The Committee Chairperson, Oburu Odinga, insisted that they were only going to listen to KPLC Chairperson Joseph Siror after he failed to turn up and instead sent the General Manager in charge of Commercial Affairs, Rosemary Oduor, to represent him during the meeting.

Oburu said that they were not doubting Oduor’s capability to represent KPLC, but Parliamentary Standing Orders demand the appearance of heads of institutions before them as an act of responsibility to avoid a scenario where commitments made by juniors are later disowned.

The Siaya Senator said that it was important that the KPLC CEO took Parliamentary work seriously, since the letter he had sent informing the committee that he would be away and represented by Oduor simply stated he would be attending to other engagements outside Nairobi, which he did not specify.

“The KPLC CEO has not stated the nature of the work he is doing outside the city that supersedes his appearance in Parliament. That is why we cannot engage any other person from the organisation, since we want total commitment to the decisions that we will come up with,” said Oburu.

The disputes between counties and the Kenya Power and Lighting Company came to the fore early this year following the dumping of waste outside the electricity supplier’s headquarters by Nairobi County tippers over a power bill, which led to disconnection.

Nairobi Governor Johnson Sakaja said KPLC owes Nairobi County Sh4.9 billion in wayleave charges, while the county owes KPLC Sh1.5 billion, and that the power supplier had moved to court over the matter, which was dismissed, meaning the status quo was maintained.

He said after meeting KPLC management, it was agreed they would be paying Sh60 million, and he personally visited Stima Plaza last December and told the CEO they could not switch off electricity yet owe the county billions, with the bulk of the payment going to street lights, which cannot be switched off due to security reasons.

“I approached KPLC when I came to power, where I asked for verification of the electricity debt, which we carried out jointly. They were claiming Sh3 billion, after which it went down to Sh1.5 billion, as some metres we were paying for did not belong to the county,” said Sakaja.

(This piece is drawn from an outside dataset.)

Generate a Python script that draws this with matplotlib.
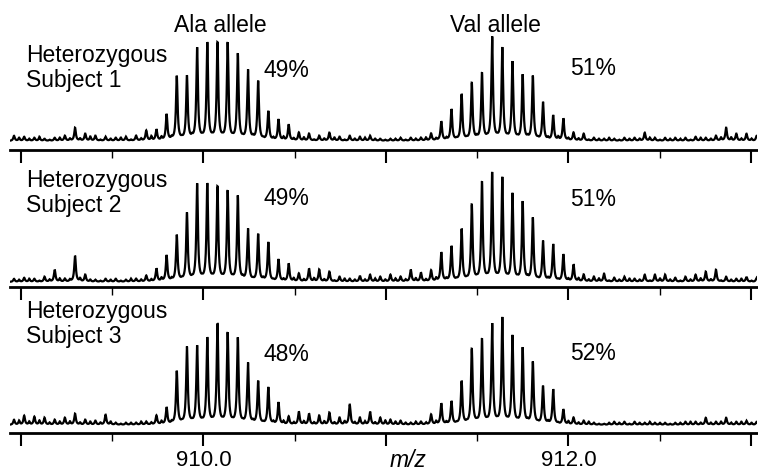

The Governor said they met with the KPLC management and agreed on a payment plan, after which he established that during the Nairobi Metropolitan Service tenure, Sh700 million was paid to KPLC, reducing the debt down to Sh800 million.

Sakaja said they had sent the demand notice for Sh4.9 billion in wayleave charges dating back to 2002 but had not received any response. He pointed to similar cases in Mombasa, Migori, Homa Bay, Kilifi, and Kisumu, where KPLC switches off lights, and they had suggested writing off each other’s debts, with the power supplier not responding.